Enfin, parce que le destin du RC Lens ne dépend pas uniquement de lui-même, Joseph Oughourlian prend la main progressivement sur la Ligue. John Textor parti de Lyon, il s’est retrouvé cette semaine un autre allié, encore une fois un Américain, pour dézinguer la LFP. Et pas n’importe lequel puisqu’il s’agit du président de l’Olympique de Marseille, Franck McCourt. À deux, ces présidents espèrent rallier les autres propriétaires des clubs de Ligue 1 critiques de l’actuelle direction de la Ligue. L’objectif : imposer sa vision et ses choix.

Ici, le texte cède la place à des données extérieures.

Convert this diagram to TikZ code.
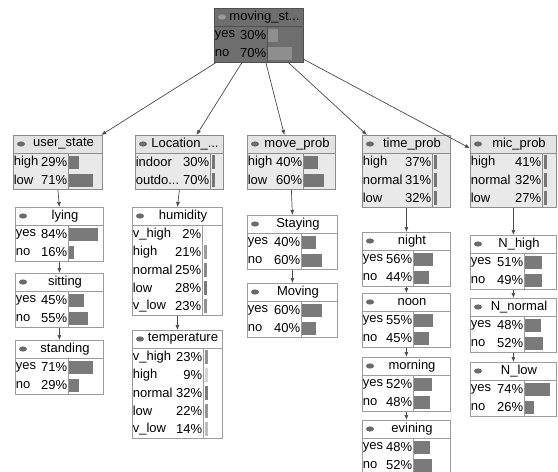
\documentclass[tikz,border=0pt]{standalone}
\usepackage{fontspec}
\setmainfont{Liberation Sans}
\usetikzlibrary{arrows.meta}
\definecolor{rootbody}{HTML}{6E6E6E}
\definecolor{roothead}{HTML}{6E6E6E}
\definecolor{rootline}{HTML}{505050}
\definecolor{rootbar}{HTML}{8E8E8E}
\definecolor{rooticon}{HTML}{9A9A9A}
\definecolor{statebody}{HTML}{E9E9E9}
\definecolor{statehead}{HTML}{E3E3E3}
\definecolor{stateline}{HTML}{8C8C8C}
\definecolor{statebar}{HTML}{767676}
\definecolor{stateicon}{HTML}{6A6A6A}
\definecolor{leafbody}{HTML}{FFFFFF}
\definecolor{leafhead}{HTML}{FFFFFF}
\definecolor{leafline}{HTML}{9C9C9C}
\definecolor{leafbar}{HTML}{7A7A7A}
\definecolor{leaficon}{HTML}{6A6A6A}
\definecolor{arcink}{HTML}{4A4A4A}

\newcommand{\trunc}{...}
% bars: wide ones grow with the value, thin ones only darken
\newcommand{\widebar}[4]{\fill[#1bar] (#2+1,#3-6.5) rectangle ++(0.34*#4,13);}
\newcommand{\thinbar}[4]{\pgfmathsetmacro\op{min(1,#4/28)}%
  \fill[#1bar,fill opacity=\op] (#2+2,#3-7) rectangle ++(3,14);}

% [bars] name, look, left, top, width, divider, title, rows
\newcommand{\cptnode}[9][wide]{%
  \foreach[count=\k] \lab/\pct in {#9} {\xdef\nrows{\k}}
  \pgfmathsetmacro\boxh{18+18*\nrows}
  \node[cpt,fill=#3body,draw=#3line,minimum width=#6pt,minimum height=\boxh pt,
        anchor=north west] (#2) at (#4,#5) {};
  \draw[draw=#3line,fill=#3head] (#4,#5) rectangle (#4+#6,#5+18);
  \draw[#3line] (#4+#7,#5+18) -- (#4+#7,#5+\boxh);
  \fill[#3icon] (#4+8,#5+9) ellipse [x radius=4pt,y radius=2.6pt];
  \node[cell] (#2-t) at (#4+6+#6/2,#5+9) {#8};
  \foreach[count=\k] \lab/\pct in {#9} {
    \pgfmathsetmacro\ry{#5+18*\k+9}
    \node[cell,anchor=west] (#2-l\k) at (#4,\ry) {\lab};
    \node[cell,anchor=east] (#2-p\k) at (#4+#7,\ry) {\pct\%};
    \csname #1bar\endcsname{#3}{#4+#7}{\ry}{\pct}
  }
}

\begin{document}
\begin{tikzpicture}[x=1pt,y=-1pt,font=\fontsize{13}{14}\selectfont,
    cpt/.style={rectangle,inner sep=0pt,line width=0.8pt},
    cell/.style={inner sep=0.6pt},
    arc/.style={arcink,line width=0.7pt,-{Latex[length=5pt,width=4pt]}}]
  \useasboundingbox[fill=white] (0,0) rectangle (558,472);

  \cptnode{movstate}{root}{214}{8}{89}{53}{moving\_st\trunc}{yes/30,no/70}

  % second row
  \cptnode{userstate}{state}{13}{135}{89}{55}{user\_state}{high/29,low/71}
  \cptnode[thin]{loc}{state}{135}{135}{88}{75}{Location\_\trunc}{indoor/30,outdo\trunc/70}
  \cptnode{moveprob}{state}{247}{135}{88}{56}{move\_prob}{high/40,low/60}
  \cptnode[thin]{timeprob}{state}{362}{135}{88}{70}{time\_prob}{high/37,normal/31,low/32}
  \cptnode[thin]{micprob}{state}{470}{135}{86}{72}{mic\_prob}{high/41,normal/32,low/27}

  % leaves
  \cptnode{lying}{leaf}{15}{207}{88}{53}{lying}{yes/84,no/16}
  \cptnode{sitting}{leaf}{15}{273}{88}{53}{sitting}{yes/45,no/55}
  \cptnode{standing}{leaf}{15}{340}{88}{53}{standing}{yes/71,no/29}
  \cptnode[thin]{hum}{leaf}{132}{207}{90}{70}{humidity}{v\_high/2,high/21,normal/25,low/28,v\_low/23}
  \cptnode[thin]{temp}{leaf}{132}{330}{90}{71}{temperature}{v\_high/23,high/9,normal/32,low/22,v\_low/14}
  \cptnode{staying}{leaf}{247}{215}{90}{54}{Staying}{yes/40,no/60}
  \cptnode{moving}{leaf}{247}{283}{90}{54}{Moving}{yes/60,no/40}
  \cptnode{night}{leaf}{362}{232}{88}{51}{night}{yes/56,no/44}
  \cptnode{noon}{leaf}{362}{293}{88}{51}{noon}{yes/55,no/45}
  \cptnode{morning}{leaf}{362}{357}{88}{51}{morning}{yes/52,no/48}
  \cptnode{evining}{leaf}{362}{420}{88}{51}{evining}{yes/48,no/52}
  \cptnode{nhigh}{leaf}{470}{235}{86}{54}{N\_high}{yes/51,no/49}
  \cptnode{nnormal}{leaf}{470}{298}{86}{54}{N\_normal}{yes/48,no/52}
  \cptnode{nlow}{leaf}{470}{362}{86}{54}{N\_low}{yes/74,no/26}

  \foreach \a/\b in {movstate/userstate,movstate/loc,movstate/moveprob,
      movstate/timeprob,movstate/micprob}
    \draw[arc] (\a) -- (\b);
  \foreach \a/\b in {userstate/lying,lying/sitting,sitting/standing,loc/hum,
      hum/temp,moveprob/staying,staying/moving,timeprob/night,night/noon,
      noon/morning,morning/evining,micprob/nhigh,nhigh/nnormal,nnormal/nlow}
    \draw[arc] (\a.south) -- (\b.north);
\end{tikzpicture}
\end{document}
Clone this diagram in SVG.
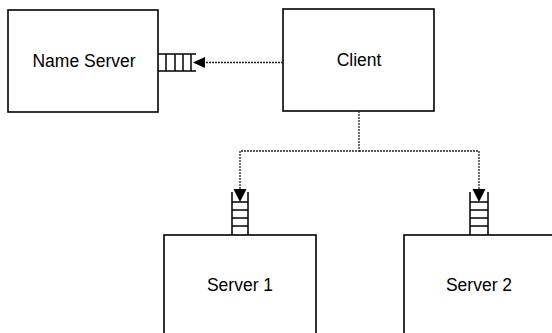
<svg xmlns="http://www.w3.org/2000/svg" width="552" height="333" viewBox="0 0 552 333">
<defs>
<style>
.box{fill:#fff;stroke:#000;stroke-width:1.6}
.q{fill:none;stroke:#000;stroke-width:1.5}
.lbl{font-family:"Liberation Sans",Arial,sans-serif;font-size:17.5px;fill:#000;text-anchor:middle}
.conn{fill:none;stroke:#222;stroke-width:1.3;stroke-dasharray:2,1}
.head{fill:#000}
</style>
</defs>
<rect width="552" height="333" fill="#fff"/>
<g id="name-server">
<rect class="box" x="8" y="10" width="150" height="102"/>
<text class="lbl" x="84" y="67">Name Server</text>
<g id="ns-queue">
<path class="q" d="M158,54 H196 M158,71 H196 M166,54 V71 M175,54 V71 M183,54 V71 M191,54 V71"/>
</g>
</g>
<g id="client">
<rect class="box" x="283" y="9" width="151" height="102"/>
<text class="lbl" x="359" y="66">Client</text>
</g>
<g id="server1">
<rect class="box" x="164" y="235" width="152" height="120"/>
<text class="lbl" x="240" y="291">Server 1</text>
<g id="s1-queue">
<path class="q" d="M232,192 V235 M248,192 V235 M232,202 H248 M232,210 H248 M232,218 H248 M232,226 H248"/>
</g>
</g>
<g id="server2">
<rect class="box" x="404" y="235" width="200" height="120"/>
<text class="lbl" x="479" y="291">Server 2</text>
<g id="s2-queue">
<path class="q" d="M470,192 V235 M488,192 V235 M470,202 H488 M470,210 H488 M470,218 H488 M470,226 H488"/>
</g>
</g>
<g id="connectors">
<path class="conn" d="M283,62.5 H203"/>
<polygon class="head" points="193,62.5 205,57 205,68"/>
<path class="conn" d="M359,111 V151 H240 V190"/>
<polygon class="head" points="240,202 233.5,189 246.5,189"/>
<path class="conn" d="M359,151 H479 V190"/>
<polygon class="head" points="479,202 472.5,189 485.5,189"/>
</g>
</svg>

Le propriétaire du Racing était celui qui voulait la chaine Ligue 1+. Les premiers chiffres des abonnements semblent lui avoir donné raison, surtout si la tendance devait se confirmer. Ce modèle, même s’il est combattu par Canal+ et BeIn, semble pouvoir s’imposer et être solution viable pour une dizaine d’années. De quoi fidéliser la clientèle et retrouver progressivement celle partie vers l’IPTV et autres streamings illégaux. Pour la première fois dans le football français, la Ligue ne sous-traite pas la diffusion de ses matchs à un opérateur externe. De la même manière que le Racing devient propriétaire de son stade, la Ligue devient propriétaire de ses matchs.

Et un jour vendre ?

Cet interventionnisme, ces orientations, développer la comm’, la section féminine, racheter le stade et imposer le modèle Ligue 1+, sont-ils des choix dictés par les circonstances ou le résultat d’une vision imaginée dès le rachat du club en 2016 ? Joseph Oughourlian est-il dans une logique d’accumulation capitalistique agressive, conçue à l’origine pour rivaliser avec des clubs mieux armés, ou une simple stratégie d’entrepreneur réactif qui saisit au fil du temps les occasions pour, à terme, revendre le club ? Comme s’il voulait, après les points bas du Covid et de Mediapro, simplement « rhabiller la mariée »…

Il déclarait dans ce même article du Figaro : « Je n’abandonnerai pas Lens, surtout pas maintenant. J’ai en revanche toujours dit que, si un potentiel nouveau propriétaire arrivait, avec plus de moyens, d’argent et qui respecte les valeurs et l’histoire du club, je n’irais pas contre les intérêts du RC Lens et de ses supporters ». Dont acte. Si un millionnaire ou milliardaire venait à s’intéresser au football français, il est mis au courant que l’un de ses clubs, avec une cote de sympathie particulièrement élevée, peut être racheté. Entre-temps, patiemment, Joseph Oughourlian tisse sa toile et augmente la valeur de son actif. Sûr de lui et de ses choix.